When finally given a chance as a black American, Harris had hugged his opportunity. He never missed a start. Not at Auburn or any of the dark Dixie highways he traveled. He was always there, confronting the past and foreshadowing the future, his simple presence an act of defiance—“Here I am.”
On one good leg, he averaged 11.3 points per game, led the team in assists, and was second in rebounds with 6.2 per game. Although his scoring average dropped each season, his 924 career points placed him eighth on Auburn’s all-time scoring list. The media named him third team All-SEC. Three black Americans who had followed Harris to Deep South schools—Wendell Hudson and Raymond Odums of Alabama and Georgia’s Ronnie Hogue—were among the fifteen All-SEC selections.
A hero supposedly suffers for those who follow him, according to Joseph Campbell, the great American chronicler of myth. Henry Harris was a hero. He gave himself to a cause bigger than himself. He played hard, he played hurt, and he kept his mouth shut. He knew what he had to do and he did it. He stayed—when all the stereotypes said he wouldn’t and common sense said he shouldn’t.
Twenty-four-year-old David Housel was one person in Auburn’s athletic department who seemed to understand all that. In an article for the Auburn-Vanderbilt game program—Harris’s final home game—Housel, who would become Auburn’s athletic director emeritus in 2006, called Harris one of Auburn’s greatest competitors ever, in any sport:
This is a personal opinion. Though personal, it is an opinion shared by many both in Auburn and across the Southeast. It concerns an Auburn basketball player. That player is Henry Harris.
Henry Harris – that is a common name, nothing in that name to excite crowds and stimulate headline writers. It’s just a name, a common, everyday name, Henry Harris. But that’s all right. Henry Harris never had to rely on his name – or the color of his skin – to get things done.
He does them himself, on the basketball court, and herein lies part of the story of the greatness of Henry Harris, but only part. . . .
To remember Harris as the first man of his race to receive an athletic scholarship to Auburn would be an injustice, especially to Harris. His desire is – always has been – to be “just another basketball player.” But to remember Henry Harris as a competitor would not be an injustice. That’s what he is, one of the best competitors to ever suit up in an Auburn uniform in any sport.

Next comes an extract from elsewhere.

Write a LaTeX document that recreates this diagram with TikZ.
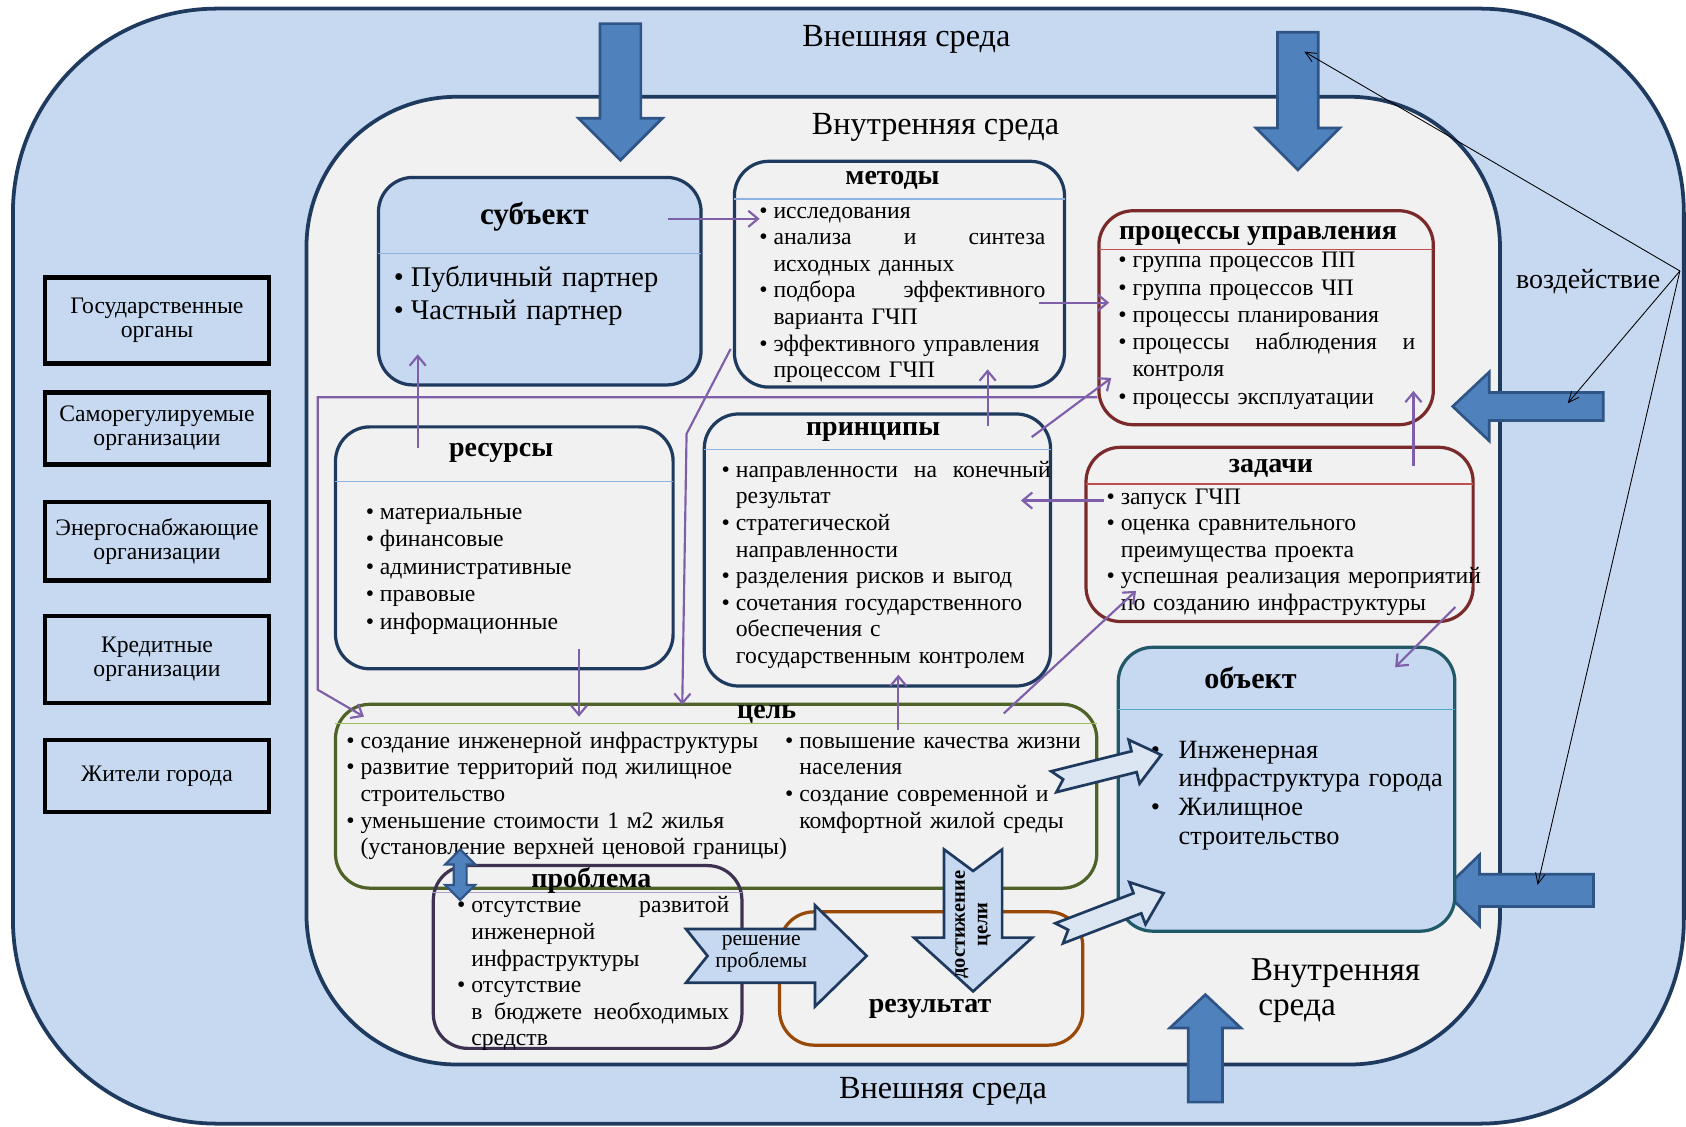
\documentclass[tikz,border=0pt]{standalone}
\usepackage{fontspec}
\setmainfont{Liberation Serif}
\usetikzlibrary{arrows.meta,calc,fit}

\definecolor{envblue}{HTML}{C6D9F1}
\definecolor{envgray}{HTML}{F1F1F1}
\definecolor{navy}{HTML}{1F3A5F}
\definecolor{arrblue}{HTML}{4F81BD}
\definecolor{arrline}{HTML}{2F5587}
\definecolor{lightarr}{HTML}{DCE6F2}
\definecolor{darkred}{HTML}{7A2A2A}
\definecolor{objteal}{HTML}{215968}
\definecolor{goalolive}{HTML}{4F6228}
\definecolor{probpurple}{HTML}{3F3151}
\definecolor{reslbrown}{HTML}{984807}
\definecolor{linkviolet}{HTML}{7F5FAA}
\definecolor{divblue}{HTML}{8DB3E2}
\definecolor{divred}{HTML}{C0504D}
\definecolor{divgreen}{HTML}{9BBB59}
\definecolor{divlilac}{HTML}{B2A1C7}
\definecolor{divteal}{HTML}{4BACC6}

% bullet line and continuation line of a list
\newcommand{\bitem}[2][0.6em]{\noindent\hbox to \linewidth{\makebox[#1][l]{\textbullet}#2\hfil}\par}
\newcommand{\bcont}[2][0.6em]{\noindent\hbox to \linewidth{\hspace*{#1}#2\hfil}\par}
% block arrow: style, tail, angle, length, shaft, head, head length, notch
\newcommand{\blockarrow}[8]{%
  \draw[#1,shift={#2},rotate=#3]
    (0,-#5) -- ({#4-#7},-#5) -- ({#4-#7},-#6) -- (#4,0) -- ({#4-#7},#6)
    -- ({#4-#7},#5) -- (0,#5) -- (#8,0) -- cycle;}

\begin{document}
\begin{tikzpicture}[x=1pt,y=-1pt,
    every node/.style={inner sep=0pt},
    outerenv/.style={fill=envblue,draw=navy,line width=3.5pt,rounded corners=190pt},
    innerenv/.style={fill=envgray,draw=navy,line width=3.5pt,rounded corners=140pt},
    orgbox/.style={draw=black,line width=4pt,fill=envblue,minimum width=208pt,align=center,font=\fontsize{22}{22.5}\selectfont},
    panel/.style={draw=#1,line width=3pt,rounded corners=32pt,inner sep=0pt},
    divider/.style={draw=#1,line width=1.3pt},
    ptitle/.style={anchor=base,font=\bfseries\fontsize{26}{28}\selectfont},
    plist/.style={anchor=base west,text width=#1,font=\fontsize{22}{24.7}\selectfont},
    bigarrow/.style={fill=arrblue,draw=arrline,line width=2.5pt},
    lightarrow/.style={fill=#1,draw=navy,line width=2.5pt},
    link/.style={draw=linkviolet,line width=2pt,-{Straight Barb[length=9pt,width=15pt]}},
    hint/.style={draw=black,line width=0.8pt,-{Straight Barb[length=10pt,width=9pt]}},
    envlabel/.style={anchor=base,font=\fontsize{30}{32}\selectfont}]
    \useasboundingbox (0,0) rectangle (1568,1048);

    % environments
    \draw[outerenv] (12,8) rectangle (1566,1045);
    \draw[innerenv] (285,90) rectangle (1395,990);
    \node[envlabel] (exttop) at (843,43) {Внешняя среда};
    \node[envlabel] (intop) at (870,125) {Внутренняя среда};
    \node[envlabel] (extbot) at (877,1022) {Внешняя среда};
    \node[anchor=base west,text width=170pt,font=\fontsize{31}{32}\selectfont] (inbot) at (1163,912) {Внутренняя\\\hspace*{7pt}среда};

    % outside participants
    \node[orgbox,minimum height=80pt] (org1) at (146,298) {Государственные\\органы};
    \node[orgbox,minimum height=67pt] (org2) at (146,398.5) {Саморегулируемые\\организации};
    \node[orgbox,minimum height=73pt] (org3) at (146,503.5) {Энергоснабжающие\\организации};
    \node[orgbox,minimum height=81pt] (org4) at (146,613.5) {Кредитные\\организации};
    \node[orgbox,minimum height=67pt] (org5) at (146,721.5) {Жители города};

    % influence arrows
    \blockarrow{bigarrow}{(577,22)}{-90}{127}{19}{39}{39}{0}
    \blockarrow{bigarrow}{(1207,30)}{-90}{128}{19}{39}{39}{0}
    \blockarrow{bigarrow}{(1491,378)}{180}{140}{13}{32}{34}{0}
    \blockarrow{bigarrow}{(1482,828)}{180}{140}{15}{33}{34}{0}
    \blockarrow{bigarrow}{(1121,1025)}{90}{100}{16}{33}{31}{0}

    % boxes
    \node[panel=navy,fill=envblue,fit={(352,165) (652,358)}] (subj) {};
    \node[panel=navy,fit={(683,150) (990,360)}] (meth) {};
    \node[panel=darkred,fit={(1022,196) (1333,395)}] (proc) {};
    \node[panel=navy,fit={(312,397) (626,622)}] (res) {};
    \node[panel=navy,fit={(655,385) (977,638)}] (princ) {};
    \node[panel=darkred,fit={(1010,416) (1370,578)}] (task) {};
    \node[panel=objteal,fill=envblue,fit={(1040,602) (1353,866)}] (obj) {};
    \node[panel=goalolive,fit={(312,655) (1020,826)}] (goal) {};
    \node[panel=probpurple,fit={(403,805) (690,975)}] (prob) {};
    \node[panel=reslbrown,fit={(725,848) (1007,972)}] (resl) {};

    \draw[divider=divblue] (352,236) -- (652,236);
    \draw[divider=divblue] (683,185) -- (990,185);
    \draw[divider=divred] (1022,232) -- (1333,232);
    \draw[divider=divblue] (312,448) -- (626,448);
    \draw[divider=divblue] (655,418) -- (977,418);
    \draw[divider=divred] (1010,450) -- (1370,450);
    \draw[divider=divteal] (1040,660) -- (1353,660);
    \draw[divider=divgreen] (312,673) -- (1020,673);
    \draw[divider=divlilac] (403,830) -- (690,830);

    % titles
    \node[ptitle,font=\bfseries\fontsize{29}{30}\selectfont] (subjt) at (497,209) {субъект};
    \node[ptitle] (metht) at (830,172) {методы};
    \node[ptitle] (proct) at (1170,223) {процессы управления};
    \node[ptitle] (rest) at (466,425) {ресурсы};
    \node[ptitle] (princt) at (812,405) {принципы};
    \node[ptitle] (taskt) at (1182,439) {задачи};
    \node[ptitle,font=\bfseries\fontsize{28}{30}\selectfont] (objt) at (1163,640) {объект};
    \node[ptitle] (goalt) at (713,668) {цель};
    \node[ptitle] (probt) at (550,825) {проблема};
    \node[ptitle] (reslt) at (865,942) {результат};

    % lists
    \node[plist=280pt,font=\fontsize{26.5}{31}\selectfont] (subjl) at (366,266) {%
      \bitem{Публичный партнер}\bitem{Частный партнер}};
    \node[plist=266pt] (methl) at (706,203) {%
      \bitem{исследования}
      \bitem{анализа \hfill и \hfill синтеза}\bcont{исходных данных}
      \bitem{подбора \hfill эффективного}\bcont{варианта ГЧП}
      \bitem{эффективного управления}\bcont{процессом ГЧП}};
    \node[plist=276pt,font=\fontsize{22}{25.4}\selectfont] (procl) at (1040,249) {%
      \bitem{группа процессов ПП}
      \bitem{группа процессов ЧП}
      \bitem{процессы планирования}
      \bitem{процессы \hfill наблюдения \hfill и}\bcont{контроля}
      \bitem{процессы эксплуатации}};
    \node[plist=280pt,font=\fontsize{22}{25.5}\selectfont] (resl) at (340,483) {%
      \bitem{материальные}\bitem{финансовые}\bitem{административные}
      \bitem{правовые}\bitem{информационные}};
    \node[plist=306pt] (princl) at (671,444) {%
      \bitem{направленности \hfill на \hfill конечный}\bcont{результат}
      \bitem{стратегической}\bcont{направленности}
      \bitem{разделения рисков и выгод}
      \bitem{сочетания государственного}\bcont{обеспечения с}
      \bcont{государственным контролем}};
    \node[plist=350pt] (taskl) at (1029,469) {%
      \bitem{запуск ГЧП}
      \bitem{оценка сравнительного}\bcont{преимущества проекта}
      \bitem{успешная реализация мероприятий}\bcont{по созданию инфраструктуры}};
    \node[plist=405pt] (goall) at (322,696) {%
      \bitem{создание инженерной инфраструктуры}
      \bitem{развитие территорий под жилищное}\bcont{строительство}
      \bitem{уменьшение стоимости 1 м2 жилья}
      \bcont{(установление верхней ценовой границы)}};
    \node[plist=280pt] (goalr) at (730,696) {%
      \bitem{повышение качества жизни}\bcont{населения}
      \bitem{создание современной и}\bcont{комфортной жилой среды}};
    \node[plist=253pt] (probl) at (425,849) {%
      \bitem{отсутствие \hfill развитой}\bcont{инженерной}\bcont{инфраструктуры}
      \bitem{отсутствие}\bcont{в \hfill бюджете \hfill необходимых}\bcont{средств}};
    \node[plist=280pt,font=\fontsize{24.5}{26.7}\selectfont] (objl) at (1070,705) {%
      \bitem[1.06em]{Инженерная}\bcont[1.06em]{инфраструктура города}
      \bitem[1.06em]{Жилищное}\bcont[1.06em]{строительство}};

    % links between boxes
    \draw[link] ($(subj.north east)+(-32,40)$) -- ($(meth.north west)+(25,55)$);
    \draw[link] ($(meth.north east)+(-25,133)$) -- ($(proc.north west)+(11,87)$);
    \draw[link] ($(res.north west)+(78,21)$) -- ($(subj.south west)+(38,-30)$);
    \draw[link] ($(res.south west)+(228,-20)$) -- ($(goal.north west)+(228,13)$);
    \draw[link] ($(meth.south west)+(-2,-37)$) -- ++(-41,79) -- ($(goal.north west)+(324,2)$);
    \draw[link] ($(princ.north west)+(265,13)$) -- ($(meth.south west)+(237,-18)$);
    \draw[link] ($(princ.north east)+(-19,23)$) -- ($(proc.south west)+(13,-45)$);
    \draw[link] ($(task.north west)+(18,51)$) -- ($(princ.north east)+(-29,82)$);
    \draw[link] ($(task.north east)+(-57,19)$) -- ($(proc.south east)+(-20,-33)$);
    \draw[link] ($(task.south east)+(-18,-15)$) -- ($(obj.north east)+(-57,20)$);
    \draw[link] ($(goal.north west)+(525,25)$) -- ($(princ.south west)+(182,-12)$);
    \draw[link] ($(goal.north east)+(-88,10)$) -- ($(task.south west)+(48,-30)$);
    \draw[link] ($(proc.south west)+(0,-27)$) -- ++(-725,0) -- ++(0,272) -- ($(goal.north west)+(28,13)$);

    % goal <-> problem
    \draw[bigarrow,line width=2pt] (428,790) -- (442,804) -- (434,804) -- (434,823) -- (442,823)
      -- (428,837) -- (414,823) -- (422,823) -- (422,804) -- (414,804) -- cycle;

    % solution and goal arrows
    \blockarrow{lightarrow=envblue}{(638,889)}{0}{168}{25}{47}{48}{20}
    \blockarrow{lightarrow=envblue}{(905,790)}{-90}{132}{27}{55}{50}{20}
    \blockarrow{lightarrow=lightarr}{(980,727)}{14}{103}{10}{21}{26}{9}
    \blockarrow{lightarrow=lightarr}{(985,868)}{21}{104}{10}{21}{26}{9}
    \node[align=center,font=\fontsize{20}{21}\selectfont] (solve) at (708,887) {решение\\проблемы};
    \node[rotate=90,align=center,font=\bfseries\fontsize{19}{21}\selectfont] (reach) at (905,860) {достижение\\цели};

    % influence
    \node[font=\fontsize{26}{28}\selectfont] (vozd) at (1477,262) {воздействие};
    \coordinate (vz) at ($(vozd.east)+(18,-10)$);
    \coordinate (hittop) at (1213,48);
    \coordinate (hitmid) at (1458,375);
    \coordinate (hitlow) at (1430,823);
    \draw[hint] (vz) -- (hittop);
    \draw[hint] (vz) -- (hitmid);
    \draw[hint] (vz) -- (hitlow);
\end{tikzpicture}
\end{document}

This has been a painful year for Henry Harris. Painful in that the team won-loss ratio is no better than it is, and painful in a physical sense because of an aggravated knee ailment.
A lesser man would have given up the year, possibly the career. But Henry Harris is not an ordinary man, and to consider him a lesser man would be false to all that athletics import. Despite pain bordering on anguish, pain that has robbed Harris’ fine black legs of their speed, quickness and maneuverability that once marked him for stardom, he kept on playing, never resting on the court, playing and striving toward the ultimate goal – victory.
Henry Harris is an athlete’s athlete. He is not perfect. He’s made mistakes and he’s had bad games, but he’s always been a competitor. Make no mistake about that. Long after lesser men have acquiesced, Henry Harris is still competing and herein lies Henry Harris’ true greatness.